■ Data ■
---+---

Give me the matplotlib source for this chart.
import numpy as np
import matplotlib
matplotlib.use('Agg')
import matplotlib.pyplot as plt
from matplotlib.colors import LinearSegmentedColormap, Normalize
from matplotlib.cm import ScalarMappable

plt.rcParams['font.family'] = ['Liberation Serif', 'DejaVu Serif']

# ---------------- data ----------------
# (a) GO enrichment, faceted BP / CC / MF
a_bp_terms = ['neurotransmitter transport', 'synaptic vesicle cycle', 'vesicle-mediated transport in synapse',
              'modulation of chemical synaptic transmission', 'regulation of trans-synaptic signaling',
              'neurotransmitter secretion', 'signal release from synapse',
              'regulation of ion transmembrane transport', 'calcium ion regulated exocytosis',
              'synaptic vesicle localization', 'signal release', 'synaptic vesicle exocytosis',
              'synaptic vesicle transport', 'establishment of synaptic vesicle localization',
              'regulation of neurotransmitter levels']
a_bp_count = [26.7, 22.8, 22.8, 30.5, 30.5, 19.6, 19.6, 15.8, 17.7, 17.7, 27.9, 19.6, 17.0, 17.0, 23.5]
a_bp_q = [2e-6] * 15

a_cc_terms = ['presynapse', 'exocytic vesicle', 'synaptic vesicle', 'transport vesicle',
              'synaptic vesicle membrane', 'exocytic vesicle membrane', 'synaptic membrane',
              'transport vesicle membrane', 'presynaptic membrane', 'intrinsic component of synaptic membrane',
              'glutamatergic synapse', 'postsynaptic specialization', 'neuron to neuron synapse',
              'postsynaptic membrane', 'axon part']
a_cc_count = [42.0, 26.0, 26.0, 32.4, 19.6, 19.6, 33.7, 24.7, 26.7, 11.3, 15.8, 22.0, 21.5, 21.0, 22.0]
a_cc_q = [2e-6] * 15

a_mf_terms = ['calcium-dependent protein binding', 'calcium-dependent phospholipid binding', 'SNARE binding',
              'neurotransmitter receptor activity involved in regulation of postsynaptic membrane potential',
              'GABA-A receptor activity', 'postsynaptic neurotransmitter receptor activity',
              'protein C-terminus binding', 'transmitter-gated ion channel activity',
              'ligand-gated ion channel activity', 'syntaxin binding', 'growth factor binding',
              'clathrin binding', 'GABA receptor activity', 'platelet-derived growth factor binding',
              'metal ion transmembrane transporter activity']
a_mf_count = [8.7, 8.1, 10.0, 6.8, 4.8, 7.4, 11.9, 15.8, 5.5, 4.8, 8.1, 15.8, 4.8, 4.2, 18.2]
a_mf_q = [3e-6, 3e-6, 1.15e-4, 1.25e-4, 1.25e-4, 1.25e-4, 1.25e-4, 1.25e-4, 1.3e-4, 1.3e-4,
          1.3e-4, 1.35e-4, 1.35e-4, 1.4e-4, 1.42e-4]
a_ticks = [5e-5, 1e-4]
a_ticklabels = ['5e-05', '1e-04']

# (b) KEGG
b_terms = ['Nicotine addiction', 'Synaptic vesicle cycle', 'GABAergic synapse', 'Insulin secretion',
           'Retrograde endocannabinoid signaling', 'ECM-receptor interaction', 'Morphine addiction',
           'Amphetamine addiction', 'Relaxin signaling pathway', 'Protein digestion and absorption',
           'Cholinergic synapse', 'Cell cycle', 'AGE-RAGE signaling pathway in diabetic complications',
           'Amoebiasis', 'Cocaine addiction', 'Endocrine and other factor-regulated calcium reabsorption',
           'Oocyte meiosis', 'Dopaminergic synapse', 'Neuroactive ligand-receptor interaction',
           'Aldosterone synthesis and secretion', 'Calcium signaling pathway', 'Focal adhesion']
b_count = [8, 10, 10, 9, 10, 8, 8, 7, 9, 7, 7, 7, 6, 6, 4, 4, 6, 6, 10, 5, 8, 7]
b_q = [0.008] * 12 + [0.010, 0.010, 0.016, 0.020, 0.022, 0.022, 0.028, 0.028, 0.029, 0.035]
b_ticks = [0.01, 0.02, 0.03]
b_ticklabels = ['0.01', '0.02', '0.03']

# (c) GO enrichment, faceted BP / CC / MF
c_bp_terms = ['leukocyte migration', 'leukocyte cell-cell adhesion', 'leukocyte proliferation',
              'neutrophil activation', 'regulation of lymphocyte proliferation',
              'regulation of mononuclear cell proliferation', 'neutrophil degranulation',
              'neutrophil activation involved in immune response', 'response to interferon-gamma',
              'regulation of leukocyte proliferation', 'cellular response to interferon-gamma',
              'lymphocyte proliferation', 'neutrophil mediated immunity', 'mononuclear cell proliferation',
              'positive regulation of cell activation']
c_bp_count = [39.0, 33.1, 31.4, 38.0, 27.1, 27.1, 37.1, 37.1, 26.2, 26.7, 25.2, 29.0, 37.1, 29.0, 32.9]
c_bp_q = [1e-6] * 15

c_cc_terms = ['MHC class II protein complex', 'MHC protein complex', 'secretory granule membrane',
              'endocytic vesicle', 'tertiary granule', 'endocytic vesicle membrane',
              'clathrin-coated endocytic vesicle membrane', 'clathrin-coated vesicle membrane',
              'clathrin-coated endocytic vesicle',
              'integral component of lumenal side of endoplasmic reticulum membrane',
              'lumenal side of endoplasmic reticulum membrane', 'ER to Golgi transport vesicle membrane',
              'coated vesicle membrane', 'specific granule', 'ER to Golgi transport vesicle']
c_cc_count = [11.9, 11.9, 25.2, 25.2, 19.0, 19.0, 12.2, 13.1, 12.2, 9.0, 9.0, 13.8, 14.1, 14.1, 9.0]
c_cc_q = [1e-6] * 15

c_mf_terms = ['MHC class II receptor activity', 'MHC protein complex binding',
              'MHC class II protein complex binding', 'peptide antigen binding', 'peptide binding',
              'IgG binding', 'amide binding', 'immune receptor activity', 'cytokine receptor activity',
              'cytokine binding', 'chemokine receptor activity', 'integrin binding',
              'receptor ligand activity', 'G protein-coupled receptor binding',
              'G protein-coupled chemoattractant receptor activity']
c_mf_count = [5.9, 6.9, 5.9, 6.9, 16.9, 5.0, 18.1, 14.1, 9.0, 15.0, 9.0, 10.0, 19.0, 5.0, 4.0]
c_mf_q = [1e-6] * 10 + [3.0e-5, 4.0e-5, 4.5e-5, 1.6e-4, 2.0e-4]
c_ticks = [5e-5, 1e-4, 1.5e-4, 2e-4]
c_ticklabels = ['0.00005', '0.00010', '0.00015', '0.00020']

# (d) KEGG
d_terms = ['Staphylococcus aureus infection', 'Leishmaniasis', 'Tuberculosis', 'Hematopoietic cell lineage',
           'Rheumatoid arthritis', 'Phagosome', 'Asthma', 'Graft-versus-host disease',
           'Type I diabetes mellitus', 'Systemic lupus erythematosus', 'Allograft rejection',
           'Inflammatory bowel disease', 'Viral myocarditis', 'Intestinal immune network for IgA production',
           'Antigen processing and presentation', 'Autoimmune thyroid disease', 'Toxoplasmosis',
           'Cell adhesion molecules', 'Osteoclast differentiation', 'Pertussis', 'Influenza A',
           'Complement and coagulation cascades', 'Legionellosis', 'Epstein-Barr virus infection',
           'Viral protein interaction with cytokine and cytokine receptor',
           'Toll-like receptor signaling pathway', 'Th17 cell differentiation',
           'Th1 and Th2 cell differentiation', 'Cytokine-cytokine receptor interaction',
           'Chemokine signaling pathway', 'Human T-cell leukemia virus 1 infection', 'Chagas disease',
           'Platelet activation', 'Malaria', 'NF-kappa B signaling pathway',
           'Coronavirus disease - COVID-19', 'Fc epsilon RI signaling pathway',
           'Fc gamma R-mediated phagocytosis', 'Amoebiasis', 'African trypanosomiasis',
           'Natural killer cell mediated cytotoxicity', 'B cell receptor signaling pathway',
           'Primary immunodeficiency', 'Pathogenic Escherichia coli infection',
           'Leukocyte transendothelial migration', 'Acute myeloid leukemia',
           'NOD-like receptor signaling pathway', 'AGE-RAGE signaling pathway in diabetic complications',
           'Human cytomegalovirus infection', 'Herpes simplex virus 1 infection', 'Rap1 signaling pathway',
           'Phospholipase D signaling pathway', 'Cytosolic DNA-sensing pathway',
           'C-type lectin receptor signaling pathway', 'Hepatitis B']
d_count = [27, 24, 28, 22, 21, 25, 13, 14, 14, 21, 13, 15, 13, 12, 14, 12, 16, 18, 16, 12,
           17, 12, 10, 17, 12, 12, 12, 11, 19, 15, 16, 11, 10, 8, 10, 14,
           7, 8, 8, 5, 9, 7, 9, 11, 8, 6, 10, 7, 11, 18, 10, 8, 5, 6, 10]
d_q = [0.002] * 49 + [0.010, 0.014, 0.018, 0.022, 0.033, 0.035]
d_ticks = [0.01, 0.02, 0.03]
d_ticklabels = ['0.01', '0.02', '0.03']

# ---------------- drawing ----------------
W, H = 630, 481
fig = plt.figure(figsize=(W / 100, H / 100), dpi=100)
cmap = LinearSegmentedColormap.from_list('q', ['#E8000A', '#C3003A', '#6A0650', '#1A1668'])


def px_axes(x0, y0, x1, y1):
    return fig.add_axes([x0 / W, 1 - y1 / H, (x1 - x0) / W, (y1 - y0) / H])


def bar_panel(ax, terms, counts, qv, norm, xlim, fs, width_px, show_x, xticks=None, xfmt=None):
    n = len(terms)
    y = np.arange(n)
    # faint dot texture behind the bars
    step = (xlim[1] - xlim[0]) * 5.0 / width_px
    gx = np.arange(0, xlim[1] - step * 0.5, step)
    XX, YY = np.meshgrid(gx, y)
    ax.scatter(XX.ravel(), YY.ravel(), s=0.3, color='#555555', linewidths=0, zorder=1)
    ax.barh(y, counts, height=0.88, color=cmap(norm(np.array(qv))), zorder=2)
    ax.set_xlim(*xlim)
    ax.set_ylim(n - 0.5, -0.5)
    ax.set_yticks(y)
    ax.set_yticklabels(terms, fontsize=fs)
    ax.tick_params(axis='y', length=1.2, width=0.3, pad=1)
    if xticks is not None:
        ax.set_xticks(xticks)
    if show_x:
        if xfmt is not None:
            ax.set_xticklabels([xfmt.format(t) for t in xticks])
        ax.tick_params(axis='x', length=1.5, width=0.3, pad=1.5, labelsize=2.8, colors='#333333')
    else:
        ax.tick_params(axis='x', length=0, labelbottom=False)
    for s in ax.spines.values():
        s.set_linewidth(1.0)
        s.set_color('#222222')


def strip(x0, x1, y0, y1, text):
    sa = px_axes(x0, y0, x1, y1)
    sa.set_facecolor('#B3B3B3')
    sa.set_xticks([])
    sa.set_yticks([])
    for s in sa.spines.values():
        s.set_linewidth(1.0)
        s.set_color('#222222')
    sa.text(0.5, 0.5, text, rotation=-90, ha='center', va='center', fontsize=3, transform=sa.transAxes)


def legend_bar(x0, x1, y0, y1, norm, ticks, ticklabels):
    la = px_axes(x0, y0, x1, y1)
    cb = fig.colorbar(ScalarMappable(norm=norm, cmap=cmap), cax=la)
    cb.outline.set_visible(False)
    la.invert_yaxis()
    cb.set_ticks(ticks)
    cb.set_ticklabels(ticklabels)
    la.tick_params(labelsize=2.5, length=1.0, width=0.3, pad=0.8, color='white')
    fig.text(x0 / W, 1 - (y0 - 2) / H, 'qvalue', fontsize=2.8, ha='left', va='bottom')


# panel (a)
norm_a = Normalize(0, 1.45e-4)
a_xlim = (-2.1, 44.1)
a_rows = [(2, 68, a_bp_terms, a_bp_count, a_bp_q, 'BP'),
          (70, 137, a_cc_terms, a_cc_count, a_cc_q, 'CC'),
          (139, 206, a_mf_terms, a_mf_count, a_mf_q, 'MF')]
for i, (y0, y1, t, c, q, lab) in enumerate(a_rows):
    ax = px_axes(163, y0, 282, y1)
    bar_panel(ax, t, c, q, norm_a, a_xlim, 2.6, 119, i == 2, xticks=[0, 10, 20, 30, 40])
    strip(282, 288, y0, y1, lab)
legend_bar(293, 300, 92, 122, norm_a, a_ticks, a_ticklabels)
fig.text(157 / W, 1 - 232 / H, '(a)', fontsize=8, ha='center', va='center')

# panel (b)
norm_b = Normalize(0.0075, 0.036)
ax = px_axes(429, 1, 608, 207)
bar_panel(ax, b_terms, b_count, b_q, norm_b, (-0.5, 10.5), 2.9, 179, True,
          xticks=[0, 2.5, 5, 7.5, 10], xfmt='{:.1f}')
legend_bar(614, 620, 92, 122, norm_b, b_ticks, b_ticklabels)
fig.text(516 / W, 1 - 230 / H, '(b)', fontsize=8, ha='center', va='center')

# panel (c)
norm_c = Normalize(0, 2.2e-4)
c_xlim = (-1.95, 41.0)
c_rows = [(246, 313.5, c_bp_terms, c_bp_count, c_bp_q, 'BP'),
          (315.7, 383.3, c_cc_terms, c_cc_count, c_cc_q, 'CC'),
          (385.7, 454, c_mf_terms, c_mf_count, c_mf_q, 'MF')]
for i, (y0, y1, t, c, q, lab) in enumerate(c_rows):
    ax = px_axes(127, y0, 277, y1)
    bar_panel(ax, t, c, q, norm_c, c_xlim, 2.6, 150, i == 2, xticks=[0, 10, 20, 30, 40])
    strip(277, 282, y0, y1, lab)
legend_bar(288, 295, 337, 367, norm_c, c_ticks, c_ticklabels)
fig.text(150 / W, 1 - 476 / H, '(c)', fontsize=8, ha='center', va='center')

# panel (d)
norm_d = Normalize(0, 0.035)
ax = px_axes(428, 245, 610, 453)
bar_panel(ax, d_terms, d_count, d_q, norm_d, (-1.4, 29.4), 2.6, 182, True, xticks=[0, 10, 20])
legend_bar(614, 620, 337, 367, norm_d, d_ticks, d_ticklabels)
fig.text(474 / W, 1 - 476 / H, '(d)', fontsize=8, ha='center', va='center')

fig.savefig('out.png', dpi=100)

---+---

■ Job ■
Reproduce exactly, please, only the lines from the start of the data above to the line that contains "plt.rcParams['font.family'] = ['Liberation", with both ends kept.

■ The result ■
Give me the matplotlib source for this chart.
import numpy as np
import matplotlib
matplotlib.use('Agg')
import matplotlib.pyplot as plt
from matplotlib.colors import LinearSegmentedColormap, Normalize
from matplotlib.cm import ScalarMappable

plt.rcParams['font.family'] = ['Liberation Serif', 'DejaVu Serif']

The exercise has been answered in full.